After many centuries of persecutions, expulsions and massacres Jews migrated to the area which is now Israel. The result was a modern country where previously was mostly desert.

That was one result. The other result was that the people who already lived there were offered a choice between expulsion and residence in a State formed on terms designed to exclude them.

You seem to think that this was wrong.

I didn’t say that. I pointed out that the pre-existing population thought it wrong, and that they obtained a certain degree of sympathy from their neighbors. This is not terribly difficult to understand, given the choic presented to them by the unwelcome settlers.

You seem to imply that Israelis should go back to the countries of their forefathers, which most of them have never seen.

That is not what I suggested. I pointed out that the Palestinian desire to make the Israelis go away is no more or less valid than the oft-expressed Israeli desire to make the Palestinians go away.

Will two wrongs make right? I think this is absurd.

Is it absurd to suggest that acknowledgement of the first wrong might be a step toward averting the second?

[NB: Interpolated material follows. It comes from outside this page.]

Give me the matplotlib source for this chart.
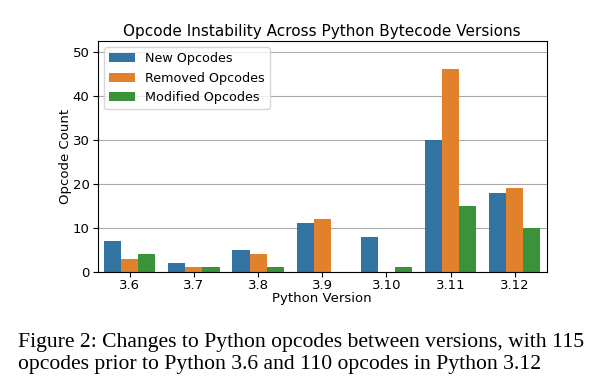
import matplotlib
matplotlib.use("Agg")
import matplotlib.pyplot as plt
import numpy as np
import colorsys
from matplotlib.colors import to_rgb

versions = ["3.6", "3.7", "3.8", "3.9", "3.10", "3.11", "3.12"]
new_ops = [7, 2, 5, 11, 8, 30, 18]
removed_ops = [3, 1, 4, 12, 0, 46, 19]
modified_ops = [4, 1, 1, 0, 1, 15, 10]
series_names = ["New Opcodes", "Removed Opcodes", "Modified Opcodes"]
series_values = [new_ops, removed_ops, modified_ops]


def desat(c, s=0.75):
    h, l, sat = colorsys.rgb_to_hls(*to_rgb(c))
    return colorsys.hls_to_rgb(h, l, sat * s)


colors = [desat(c) for c in ["#1f77b4", "#ff7f0e", "#2ca02c"]]

fig = plt.figure(figsize=(5.94, 3.86), dpi=100)
ax = fig.add_axes([0.1645, 0.2961, 0.7559, 0.5984])

x = np.arange(len(versions))
w = 0.8 / 3
for i, (name, vals) in enumerate(zip(series_names, series_values)):
    ax.bar(x - 0.4 + w * (i + 0.5), vals, width=w, color=colors[i], label=name, zorder=2)

ax.set_xlim(-0.5, len(versions) - 0.5)
ax.set_ylim(0, 52.5)
ax.set_yticks([0, 10, 20, 30, 40, 50])
ax.set_xticks(x)
ax.set_xticklabels(versions)
ax.yaxis.grid(True, color="#a8a8a8", linewidth=0.8, zorder=0)
ax.set_axisbelow(True)
ax.tick_params(labelsize=9.5, pad=2.5)
ax.tick_params(axis="x", pad=1.5)
ax.set_xlabel("Python Version", fontsize=9.5, labelpad=0)
ax.set_ylabel("Opcode Count", fontsize=9.5, labelpad=0.5)
ax.set_title("Opcode Instability Across Python Bytecode Versions", fontsize=11, pad=3.5)
ax.legend(loc="upper left", fontsize=9.2)

fig.text(0.031, 0.084, "Figure 2: Changes to Python opcodes between versions, with 115\nopcodes prior to Python 3.6 and 110 opcodes in Python 3.12",
         family="Liberation Serif", fontsize=15.6, ha="left", va="center", linespacing=1.16)

fig.savefig("out.png", dpi=100)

I wrote in response to an article that complained that the Arabs do not seem able to characterize Zionism as “the expression of a people coming home”. I simply pointed out that this inability is perfectly natural, since there was in fact no homecoming involved, just the expulsion of the weak by the strong.

I don’t see any morally superior case on either side, though one might argue that the initial aggressor bears the greatest responsibility.